Bring back that snark. That's what I say. This long-forgotten punctuation symbol, which looks like a reversed question mark, is begging to be reintroduced into our modern world.

It is an unknown and obscure symbol, whose real name reveals its real use: point d'ironie. A fancy sounding French term to describe it just adds to its mystique, doesn't it.

Of course, with the epigrammatic SMS having robbed the English language of most of its punctuation, and often full words, a mirror-image question mark might cause more confusion than solution.

Like trying to work out who isn't corruption-tainted in the top echelon of the police in South Africa, or at the very least devoid of scandal or criminal charges, for, among other things, murder.

Perhaps the new depiction of Shapshak's First Rule of Mistaken Sarcasm - and probably only to be used in my tweets - is this obscure symbol: §.

It almost looks like an "S" and clearly has no other use in the English language or we might have heard of it.

Of course, to find it on a modern keyboard is about as hard as trying to explain to people what the § stands for. But then again, any keyboard short-cut on an Apple laptop is like being a concert pianist - you have to be able to execute complex finger movements.

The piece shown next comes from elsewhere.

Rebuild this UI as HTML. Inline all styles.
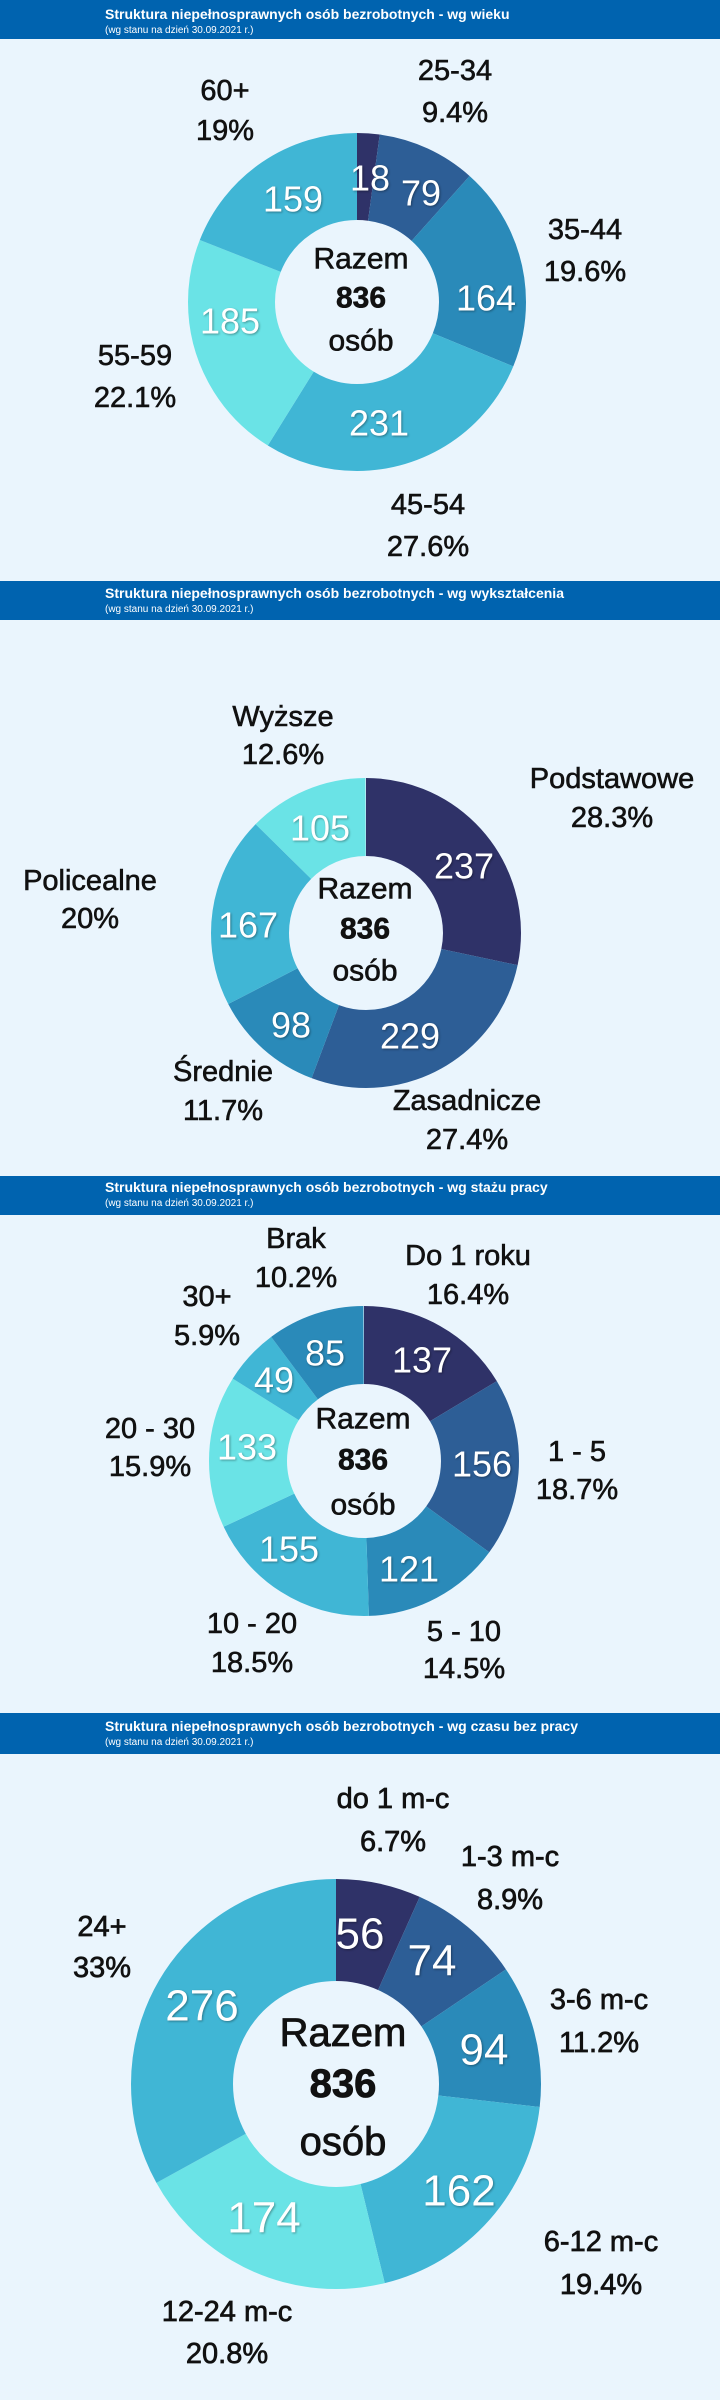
<!DOCTYPE html>
<html><head><meta charset="utf-8"><style>
html,body{margin:0;padding:0;background:#eaf5fd;}
svg{display:block}
.h{fill:#fff;font-family:"Liberation Sans Narrow","Liberation Sans",sans-serif;}
.l{font-family:"Liberation Sans",sans-serif;font-size:29px;fill:#111;stroke:#111;stroke-width:0.6;text-anchor:middle;dominant-baseline:central}
.l4{font-family:"Liberation Sans",sans-serif;font-size:29px;fill:#111;stroke:#111;stroke-width:0.7;text-anchor:middle;dominant-baseline:central}
.v{font-family:"Liberation Sans",sans-serif;font-size:36px;fill:#fff;text-anchor:middle;dominant-baseline:central;text-shadow:1px 1px 2px rgba(0,0,0,.35)}
.v4{font-family:"Liberation Sans",sans-serif;font-size:44px;fill:#fff;text-anchor:middle;dominant-baseline:central;text-shadow:1px 1px 2px rgba(0,0,0,.35)}
.c{font-family:"Liberation Sans",sans-serif;font-size:30px;fill:#111;stroke:#111;stroke-width:0.6;text-anchor:middle;dominant-baseline:central}
.c4{font-family:"Liberation Sans",sans-serif;font-size:40px;fill:#111;stroke:#111;stroke-width:0.8;text-anchor:middle;dominant-baseline:central}
.b{font-weight:bold}
</style></head><body>
<svg width="720" height="2400" viewBox="0 0 720 2400" xmlns="http://www.w3.org/2000/svg">
<rect width="720" height="2400" fill="#eaf5fd"/>

<rect x="0" y="0" width="720" height="39" fill="#0063af"/>
<text class="h b" x="105" y="19" font-size="14">Struktura niepełnosprawnych osób bezrobotnych - wg wieku</text>
<text class="h" x="105" y="33" font-size="10">(wg stanu na dzień 30.09.2021 r.)</text>

<rect x="0" y="581" width="720" height="39" fill="#0063af"/>
<text class="h b" x="105" y="598" font-size="14">Struktura niepełnosprawnych osób bezrobotnych - wg wykształcenia</text>
<text class="h" x="105" y="612" font-size="10">(wg stanu na dzień 30.09.2021 r.)</text>

<rect x="0" y="1176" width="720" height="39" fill="#0063af"/>
<text class="h b" x="105" y="1192" font-size="14">Struktura niepełnosprawnych osób bezrobotnych - wg stażu pracy</text>
<text class="h" x="105" y="1206" font-size="10">(wg stanu na dzień 30.09.2021 r.)</text>

<rect x="0" y="1713" width="720" height="41" fill="#0063af"/>
<text class="h b" x="105" y="1731" font-size="14">Struktura niepełnosprawnych osób bezrobotnych - wg czasu bez pracy</text>
<text class="h" x="105" y="1745" font-size="10">(wg stanu na dzień 30.09.2021 r.)</text>

<g transform="translate(357,302) rotate(-90)" fill="none" stroke-width="87">
<circle r="125.5" pathLength="836" stroke="#2f3268" stroke-dasharray="18 836" stroke-dashoffset="0"/>
<circle r="125.5" pathLength="836" stroke="#2d5e96" stroke-dasharray="79 836" stroke-dashoffset="-18"/>
<circle r="125.5" pathLength="836" stroke="#2a8ab9" stroke-dasharray="164 836" stroke-dashoffset="-97"/>
<circle r="125.5" pathLength="836" stroke="#40b6d5" stroke-dasharray="231 836" stroke-dashoffset="-261"/>
<circle r="125.5" pathLength="836" stroke="#6ae3e6" stroke-dasharray="185 836" stroke-dashoffset="-492"/>
<circle r="125.5" pathLength="836" stroke="#40b6d5" stroke-dasharray="159 836" stroke-dashoffset="-677"/>
</g>
<text class="v" x="370" y="178">18</text>
<text class="v" x="421" y="193">79</text>
<text class="v" x="486" y="298">164</text>
<text class="v" x="379" y="423">231</text>
<text class="v" x="230" y="321">185</text>
<text class="v" x="293" y="199">159</text>
<text class="c" x="361" y="259">Razem</text>
<text class="c b" x="361" y="298">836</text>
<text class="c" x="361" y="341">osób</text>
<text class="l" x="455" y="71">25-34</text><text class="l" x="455" y="113">9.4%</text>
<text class="l" x="225" y="91">60+</text><text class="l" x="225" y="131">19%</text>
<text class="l" x="585" y="230">35-44</text><text class="l" x="585" y="272">19.6%</text>
<text class="l" x="135" y="356">55-59</text><text class="l" x="135" y="398">22.1%</text>
<text class="l" x="428" y="505">45-54</text><text class="l" x="428" y="547">27.6%</text>

<g transform="translate(366,933) rotate(-90)" fill="none" stroke-width="78">
<circle r="116" pathLength="836" stroke="#2f3268" stroke-dasharray="237 836" stroke-dashoffset="0"/>
<circle r="116" pathLength="836" stroke="#2d5e96" stroke-dasharray="229 836" stroke-dashoffset="-237"/>
<circle r="116" pathLength="836" stroke="#2a8ab9" stroke-dasharray="98 836" stroke-dashoffset="-466"/>
<circle r="116" pathLength="836" stroke="#40b6d5" stroke-dasharray="167 836" stroke-dashoffset="-564"/>
<circle r="116" pathLength="836" stroke="#6ae3e6" stroke-dasharray="105 836" stroke-dashoffset="-731"/>
</g>
<text class="v" x="464" y="866">237</text>
<text class="v" x="410" y="1036">229</text>
<text class="v" x="291" y="1025">98</text>
<text class="v" x="248" y="925">167</text>
<text class="v" x="320" y="828">105</text>
<text class="c" x="365" y="889">Razem</text>
<text class="c b" x="365" y="929">836</text>
<text class="c" x="365" y="971">osób</text>
<text class="l" x="283" y="717">Wyższe</text><text class="l" x="283" y="755">12.6%</text>
<text class="l" x="612" y="779">Podstawowe</text><text class="l" x="612" y="818">28.3%</text>
<text class="l" x="90" y="881">Policealne</text><text class="l" x="90" y="919">20%</text>
<text class="l" x="223" y="1072">Średnie</text><text class="l" x="223" y="1111">11.7%</text>
<text class="l" x="467" y="1101">Zasadnicze</text><text class="l" x="467" y="1140">27.4%</text>

<g transform="translate(364,1461) rotate(-90)" fill="none" stroke-width="78">
<circle r="116" pathLength="836" stroke="#2f3268" stroke-dasharray="137 836" stroke-dashoffset="0"/>
<circle r="116" pathLength="836" stroke="#2d5e96" stroke-dasharray="156 836" stroke-dashoffset="-137"/>
<circle r="116" pathLength="836" stroke="#2a8ab9" stroke-dasharray="121 836" stroke-dashoffset="-293"/>
<circle r="116" pathLength="836" stroke="#40b6d5" stroke-dasharray="155 836" stroke-dashoffset="-414"/>
<circle r="116" pathLength="836" stroke="#6ae3e6" stroke-dasharray="133 836" stroke-dashoffset="-569"/>
<circle r="116" pathLength="836" stroke="#40b6d5" stroke-dasharray="49 836" stroke-dashoffset="-702"/>
<circle r="116" pathLength="836" stroke="#2a8ab9" stroke-dasharray="85 836" stroke-dashoffset="-751"/>
</g>
<text class="v" x="422" y="1360">137</text>
<text class="v" x="482" y="1464">156</text>
<text class="v" x="409" y="1569">121</text>
<text class="v" x="289" y="1549">155</text>
<text class="v" x="247" y="1447">133</text>
<text class="v" x="274" y="1380">49</text>
<text class="v" x="325" y="1353">85</text>
<text class="c" x="363" y="1419">Razem</text>
<text class="c b" x="363" y="1460">836</text>
<text class="c" x="363" y="1505">osób</text>
<text class="l" x="296" y="1239">Brak</text><text class="l" x="296" y="1278">10.2%</text>
<text class="l" x="468" y="1256">Do 1 roku</text><text class="l" x="468" y="1295">16.4%</text>
<text class="l" x="207" y="1297">30+</text><text class="l" x="207" y="1336">5.9%</text>
<text class="l" x="150" y="1429">20 - 30</text><text class="l" x="150" y="1467">15.9%</text>
<text class="l" x="577" y="1452">1 - 5</text><text class="l" x="577" y="1490">18.7%</text>
<text class="l" x="252" y="1624">10 - 20</text><text class="l" x="252" y="1663">18.5%</text>
<text class="l" x="464" y="1632">5 - 10</text><text class="l" x="464" y="1669">14.5%</text>

<g transform="translate(336,2084) rotate(-90)" fill="none" stroke-width="102">
<circle r="154" pathLength="836" stroke="#2f3268" stroke-dasharray="56 836" stroke-dashoffset="0"/>
<circle r="154" pathLength="836" stroke="#2d5e96" stroke-dasharray="74 836" stroke-dashoffset="-56"/>
<circle r="154" pathLength="836" stroke="#2a8ab9" stroke-dasharray="94 836" stroke-dashoffset="-130"/>
<circle r="154" pathLength="836" stroke="#40b6d5" stroke-dasharray="162 836" stroke-dashoffset="-224"/>
<circle r="154" pathLength="836" stroke="#6ae3e6" stroke-dasharray="174 836" stroke-dashoffset="-386"/>
<circle r="154" pathLength="836" stroke="#40b6d5" stroke-dasharray="276 836" stroke-dashoffset="-560"/>
</g>
<text class="v4" x="360" y="1934">56</text>
<text class="v4" x="432" y="1961">74</text>
<text class="v4" x="484" y="2050">94</text>
<text class="v4" x="459" y="2191">162</text>
<text class="v4" x="264" y="2218">174</text>
<text class="v4" x="202" y="2006">276</text>
<text class="c4" x="343" y="2033">Razem</text>
<text class="c4 b" x="343" y="2084">836</text>
<text class="c4" x="343" y="2142">osób</text>
<text class="l4" x="393" y="1799">do 1 m-c</text><text class="l4" x="393" y="1842">6.7%</text>
<text class="l4" x="510" y="1857">1-3 m-c</text><text class="l4" x="510" y="1900">8.9%</text>
<text class="l4" x="599" y="2000">3-6 m-c</text><text class="l4" x="599" y="2043">11.2%</text>
<text class="l4" x="601" y="2242">6-12 m-c</text><text class="l4" x="601" y="2285">19.4%</text>
<text class="l4" x="227" y="2312">12-24 m-c</text><text class="l4" x="227" y="2354">20.8%</text>
<text class="l4" x="102" y="1927">24+</text><text class="l4" x="102" y="1968">33%</text>
</svg>
</body></html>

Let's try it. Someone asked me the other day if there were any swear words in Yiddish: "I know of only one. It's 'retail'. §"

Does that work?

I'm no Peter Delmar, or a Chris Roper, to whom funny sentences flow like, well, funny sentences. I don't do humour, mostly because I'm not very funny.

Except for a few occasional sentences, they will not be making a Material movie of my life.

But like the many rabbis in my blood line, I see the irony of the world and mutter my displeasure with sarcasm.